start DATASET SECTION

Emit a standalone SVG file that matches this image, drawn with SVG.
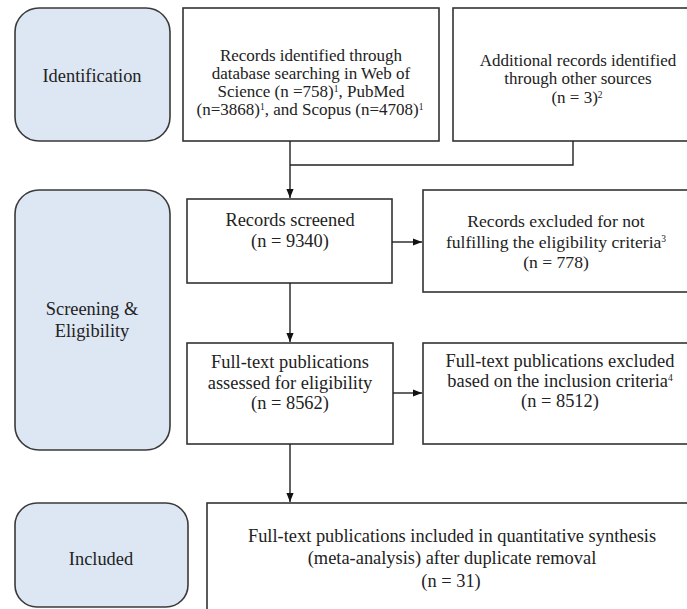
<svg xmlns="http://www.w3.org/2000/svg" width="687" height="609" viewBox="0 0 687 609">
<defs>
<style>
.stage{fill:#dde7f4;stroke:#3a3a3a;stroke-width:1.6}
.box{fill:#ffffff;stroke:#333333;stroke-width:1.6}
.t{font-family:'Liberation Serif','Times New Roman',Times,serif;font-size:18.4px;fill:#222222;text-anchor:middle}
.s17{font-size:17px}
.s176{font-size:17.6px}
.sup{font-size:9.5px}
.c{fill:none;stroke:#222222;stroke-width:1.4}
</style>
<marker id="ah" viewBox="0 0 10 10" refX="10" refY="5" markerWidth="9" markerHeight="9" markerUnits="userSpaceOnUse" orient="auto">
<path d="M0,1 L10,5 L0,9 Z" fill="#111111"/>
</marker>
</defs>
<rect width="687" height="609" fill="#ffffff"/>

<g id="stage-identification">
<rect class="stage" x="15" y="8" width="155" height="133" rx="24"/>
<text class="t" x="92" y="82">Identification</text>
</g>
<g id="stage-screening">
<rect class="stage" x="15" y="190" width="155" height="260" rx="24"/>
<text class="t" x="92" y="315">Screening &amp;</text>
<text class="t" x="92" y="337">Eligibility</text>
</g>
<g id="stage-included">
<rect class="stage" x="15" y="503" width="173" height="104" rx="22"/>
<text class="t" x="101" y="565">Included</text>
</g>

<g id="records-identified">
<rect class="box" x="183" y="8" width="256" height="133"/>
<text class="t s17" x="311" y="61">Records identified through</text>
<text class="t s17" x="311" y="79">database searching in Web of</text>
<text class="t s17" x="311" y="97">Science (n =758)<tspan class="sup" dy="-5">1</tspan><tspan dy="5">, PubMed</tspan></text>
<text class="t s17" x="310" y="115">(n=3868)<tspan class="sup" dy="-5">1</tspan><tspan dy="5">, and Scopus (n=4708)</tspan><tspan class="sup" dy="-5">1</tspan></text>
</g>
<g id="additional-records">
<rect class="box" x="453" y="8" width="240" height="133"/>
<text class="t s17" x="578" y="66">Additional records identified</text>
<text class="t s17" x="578" y="84">through other sources</text>
<text class="t s17" x="577" y="103">(n = 3)<tspan class="sup" dy="-5">2</tspan></text>
</g>
<g id="records-screened">
<rect class="box" x="187" y="199" width="205" height="84"/>
<text class="t" x="290" y="226">Records screened</text>
<text class="t" x="290" y="247">(n = 9340)</text>
</g>
<g id="records-excluded">
<rect class="box" x="423" y="190" width="270" height="102"/>
<text class="t s176" x="556" y="227">Records excluded for not</text>
<text class="t s176" x="556" y="248">fulfilling the eligibility criteria<tspan class="sup" dy="-6">3</tspan></text>
<text class="t s176" x="556" y="268">(n = 778)</text>
</g>
<g id="fulltext-assessed">
<rect class="box" x="187" y="343" width="206" height="101"/>
<text class="t" x="290" y="368">Full-text publications</text>
<text class="t" x="290" y="389">assessed for eligibility</text>
<text class="t" x="290" y="409">(n = 8562)</text>
</g>
<g id="fulltext-excluded">
<rect class="box" x="423" y="343" width="270" height="101"/>
<text class="t" x="560" y="367">Full-text publications excluded</text>
<text class="t" x="560" y="387">based on the inclusion criteria<tspan class="sup" dy="-6">4</tspan></text>
<text class="t" x="560" y="407">(n = 8512)</text>
</g>
<g id="included-final">
<rect class="box" x="207" y="503" width="490" height="120"/>
<text class="t" x="452" y="542">Full-text publications included in quantitative synthesis</text>
<text class="t" x="452" y="564">(meta-analysis) after duplicate removal</text>
<text class="t" x="451" y="587">(n = 31)</text>
</g>

<g id="connectors">
<path class="c" d="M290,141 V198" marker-end="url(#ah)"/>
<path class="c" d="M573,141 V165 H290"/>
<path class="c" d="M392,242 H422" marker-end="url(#ah)"/>
<path class="c" d="M290,283 V342" marker-end="url(#ah)"/>
<path class="c" d="M393,393 H422" marker-end="url(#ah)"/>
<path class="c" d="M290,444 V502" marker-end="url(#ah)"/>
</g>
</svg>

end DATASET SECTION

STATED PROBLEM: Skip every picture and transcribe the data above exactly.

ANSWER FOR THIS EXERCISE:
Emit a standalone SVG file that matches this image, drawn with SVG.
<svg xmlns="http://www.w3.org/2000/svg" width="687" height="609" viewBox="0 0 687 609">
<defs>
<style>
.stage{fill:#dde7f4;stroke:#3a3a3a;stroke-width:1.6}
.box{fill:#ffffff;stroke:#333333;stroke-width:1.6}
.t{font-family:'Liberation Serif','Times New Roman',Times,serif;font-size:18.4px;fill:#222222;text-anchor:middle}
.s17{font-size:17px}
.s176{font-size:17.6px}
.sup{font-size:9.5px}
.c{fill:none;stroke:#222222;stroke-width:1.4}
</style>
<marker id="ah" viewBox="0 0 10 10" refX="10" refY="5" markerWidth="9" markerHeight="9" markerUnits="userSpaceOnUse" orient="auto">
<path d="M0,1 L10,5 L0,9 Z" fill="#111111"/>
</marker>
</defs>
<rect width="687" height="609" fill="#ffffff"/>

<g id="stage-identification">
<rect class="stage" x="15" y="8" width="155" height="133" rx="24"/>
<text class="t" x="92" y="82">Identification</text>
</g>
<g id="stage-screening">
<rect class="stage" x="15" y="190" width="155" height="260" rx="24"/>
<text class="t" x="92" y="315">Screening &amp;</text>
<text class="t" x="92" y="337">Eligibility</text>
</g>
<g id="stage-included">
<rect class="stage" x="15" y="503" width="173" height="104" rx="22"/>
<text class="t" x="101" y="565">Included</text>
</g>

<g id="records-identified">
<rect class="box" x="183" y="8" width="256" height="133"/>
<text class="t s17" x="311" y="61">Records identified through</text>
<text class="t s17" x="311" y="79">database searching in Web of</text>
<text class="t s17" x="311" y="97">Science (n =758)<tspan class="sup" dy="-5">1</tspan><tspan dy="5">, PubMed</tspan></text>
<text class="t s17" x="310" y="115">(n=3868)<tspan class="sup" dy="-5">1</tspan><tspan dy="5">, and Scopus (n=4708)</tspan><tspan class="sup" dy="-5">1</tspan></text>
</g>
<g id="additional-records">
<rect class="box" x="453" y="8" width="240" height="133"/>
<text class="t s17" x="578" y="66">Additional records identified</text>
<text class="t s17" x="578" y="84">through other sources</text>
<text class="t s17" x="577" y="103">(n = 3)<tspan class="sup" dy="-5">2</tspan></text>
</g>
<g id="records-screened">
<rect class="box" x="187" y="199" width="205" height="84"/>
<text class="t" x="290" y="226">Records screened</text>
<text class="t" x="290" y="247">(n = 9340)</text>
</g>
<g id="records-excluded">
<rect class="box" x="423" y="190" width="270" height="102"/>
<text class="t s176" x="556" y="227">Records excluded for not</text>
<text class="t s176" x="556" y="248">fulfilling the eligibility criteria<tspan class="sup" dy="-6">3</tspan></text>
<text class="t s176" x="556" y="268">(n = 778)</text>
</g>
<g id="fulltext-assessed">
<rect class="box" x="187" y="343" width="206" height="101"/>
<text class="t" x="290" y="368">Full-text publications</text>
<text class="t" x="290" y="389">assessed for eligibility</text>
<text class="t" x="290" y="409">(n = 8562)</text>
</g>
<g id="fulltext-excluded">
<rect class="box" x="423" y="343" width="270" height="101"/>
<text class="t" x="560" y="367">Full-text publications excluded</text>
<text class="t" x="560" y="387">based on the inclusion criteria<tspan class="sup" dy="-6">4</tspan></text>
<text class="t" x="560" y="407">(n = 8512)</text>
</g>
<g id="included-final">
<rect class="box" x="207" y="503" width="490" height="120"/>
<text class="t" x="452" y="542">Full-text publications included in quantitative synthesis</text>
<text class="t" x="452" y="564">(meta-analysis) after duplicate removal</text>
<text class="t" x="451" y="587">(n = 31)</text>
</g>

<g id="connectors">
<path class="c" d="M290,141 V198" marker-end="url(#ah)"/>
<path class="c" d="M573,141 V165 H290"/>
<path class="c" d="M392,242 H422" marker-end="url(#ah)"/>
<path class="c" d="M290,283 V342" marker-end="url(#ah)"/>
<path class="c" d="M393,393 H422" marker-end="url(#ah)"/>
<path class="c" d="M290,444 V502" marker-end="url(#ah)"/>
</g>
</svg>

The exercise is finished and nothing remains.